Looking at the listing, state how many of its lines contain the string "that". Write only the number.
*** Information shown
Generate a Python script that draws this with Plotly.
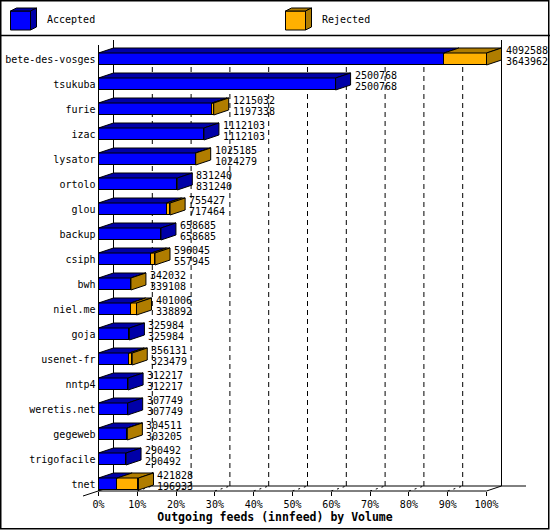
******
*** Information shown
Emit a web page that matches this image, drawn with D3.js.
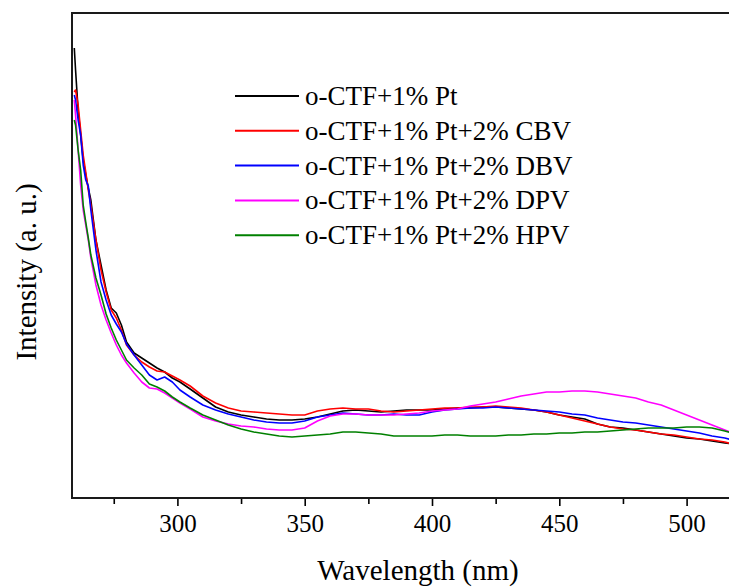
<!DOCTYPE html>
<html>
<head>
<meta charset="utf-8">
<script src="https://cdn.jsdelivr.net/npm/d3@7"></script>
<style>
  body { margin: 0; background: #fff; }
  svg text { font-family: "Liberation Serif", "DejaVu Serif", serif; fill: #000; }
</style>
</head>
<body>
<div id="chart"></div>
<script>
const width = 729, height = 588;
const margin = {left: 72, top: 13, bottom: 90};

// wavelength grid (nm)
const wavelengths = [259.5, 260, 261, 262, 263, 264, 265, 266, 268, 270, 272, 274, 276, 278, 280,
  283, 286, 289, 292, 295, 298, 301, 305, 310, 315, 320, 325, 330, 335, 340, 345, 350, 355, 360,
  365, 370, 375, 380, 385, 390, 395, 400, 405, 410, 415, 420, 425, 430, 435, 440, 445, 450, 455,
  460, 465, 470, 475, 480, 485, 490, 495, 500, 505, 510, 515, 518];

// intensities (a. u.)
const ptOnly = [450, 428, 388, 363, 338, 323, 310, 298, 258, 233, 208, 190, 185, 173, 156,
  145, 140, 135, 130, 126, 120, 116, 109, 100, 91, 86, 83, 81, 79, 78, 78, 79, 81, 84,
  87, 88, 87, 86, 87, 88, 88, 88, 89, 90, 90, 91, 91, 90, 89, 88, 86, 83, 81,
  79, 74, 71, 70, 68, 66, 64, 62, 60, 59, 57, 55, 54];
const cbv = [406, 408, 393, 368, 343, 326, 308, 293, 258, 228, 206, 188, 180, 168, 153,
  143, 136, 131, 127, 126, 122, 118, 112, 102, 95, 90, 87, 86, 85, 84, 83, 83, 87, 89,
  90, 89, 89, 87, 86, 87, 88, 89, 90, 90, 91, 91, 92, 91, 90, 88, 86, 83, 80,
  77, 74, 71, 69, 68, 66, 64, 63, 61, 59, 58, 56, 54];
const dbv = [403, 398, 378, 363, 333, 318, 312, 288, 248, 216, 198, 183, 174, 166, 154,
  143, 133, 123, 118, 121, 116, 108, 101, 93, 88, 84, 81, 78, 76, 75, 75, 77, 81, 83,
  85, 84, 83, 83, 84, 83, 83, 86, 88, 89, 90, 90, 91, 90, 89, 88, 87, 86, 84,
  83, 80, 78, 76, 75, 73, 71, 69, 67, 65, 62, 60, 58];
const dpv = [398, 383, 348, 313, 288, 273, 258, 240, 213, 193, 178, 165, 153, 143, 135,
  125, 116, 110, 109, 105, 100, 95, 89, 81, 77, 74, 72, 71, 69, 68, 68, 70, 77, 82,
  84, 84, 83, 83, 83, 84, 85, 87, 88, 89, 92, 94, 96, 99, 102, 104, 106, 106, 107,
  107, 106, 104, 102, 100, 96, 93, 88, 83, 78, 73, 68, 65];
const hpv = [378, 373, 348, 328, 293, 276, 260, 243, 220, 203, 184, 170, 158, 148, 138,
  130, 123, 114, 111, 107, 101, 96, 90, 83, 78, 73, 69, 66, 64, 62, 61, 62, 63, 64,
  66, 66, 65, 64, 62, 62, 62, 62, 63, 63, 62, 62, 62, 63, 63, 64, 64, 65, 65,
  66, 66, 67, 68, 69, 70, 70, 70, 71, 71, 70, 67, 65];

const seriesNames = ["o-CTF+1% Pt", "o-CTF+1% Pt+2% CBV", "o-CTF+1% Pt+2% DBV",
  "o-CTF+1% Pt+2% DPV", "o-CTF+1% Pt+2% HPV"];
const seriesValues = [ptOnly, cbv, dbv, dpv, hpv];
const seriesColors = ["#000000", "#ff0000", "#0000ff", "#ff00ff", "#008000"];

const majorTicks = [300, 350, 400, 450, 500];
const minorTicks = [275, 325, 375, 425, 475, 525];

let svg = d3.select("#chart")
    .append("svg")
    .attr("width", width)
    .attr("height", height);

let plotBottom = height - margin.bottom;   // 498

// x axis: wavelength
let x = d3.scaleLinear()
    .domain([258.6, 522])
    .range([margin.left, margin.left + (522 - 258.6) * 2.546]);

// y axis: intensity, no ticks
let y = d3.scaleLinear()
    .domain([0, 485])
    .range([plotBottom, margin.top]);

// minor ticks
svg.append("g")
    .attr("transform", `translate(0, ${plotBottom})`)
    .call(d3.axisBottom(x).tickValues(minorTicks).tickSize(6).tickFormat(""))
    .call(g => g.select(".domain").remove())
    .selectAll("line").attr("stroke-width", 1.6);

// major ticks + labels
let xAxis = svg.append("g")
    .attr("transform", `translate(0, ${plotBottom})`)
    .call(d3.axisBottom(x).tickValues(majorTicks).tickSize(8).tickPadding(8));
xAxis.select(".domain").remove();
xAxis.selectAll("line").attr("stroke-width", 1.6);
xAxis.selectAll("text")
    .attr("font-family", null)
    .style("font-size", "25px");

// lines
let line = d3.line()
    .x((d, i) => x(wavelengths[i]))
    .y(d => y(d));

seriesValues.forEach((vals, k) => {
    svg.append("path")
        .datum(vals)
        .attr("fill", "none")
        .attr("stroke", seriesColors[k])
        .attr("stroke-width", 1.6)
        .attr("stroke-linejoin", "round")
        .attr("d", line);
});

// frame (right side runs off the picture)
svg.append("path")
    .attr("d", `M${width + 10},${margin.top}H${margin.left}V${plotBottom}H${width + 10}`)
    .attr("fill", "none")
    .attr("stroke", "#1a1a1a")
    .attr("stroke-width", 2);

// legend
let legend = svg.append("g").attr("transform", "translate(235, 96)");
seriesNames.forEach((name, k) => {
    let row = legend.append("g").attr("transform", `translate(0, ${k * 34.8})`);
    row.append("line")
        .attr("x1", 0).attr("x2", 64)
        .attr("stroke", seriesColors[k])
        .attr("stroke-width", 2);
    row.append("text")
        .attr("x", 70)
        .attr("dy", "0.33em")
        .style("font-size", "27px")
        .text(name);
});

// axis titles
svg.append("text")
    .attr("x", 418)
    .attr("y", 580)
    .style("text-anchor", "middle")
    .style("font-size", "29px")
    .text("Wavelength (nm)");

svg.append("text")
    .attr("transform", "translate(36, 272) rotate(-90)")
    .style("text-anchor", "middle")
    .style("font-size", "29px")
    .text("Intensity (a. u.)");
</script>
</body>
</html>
******
Written solution: 2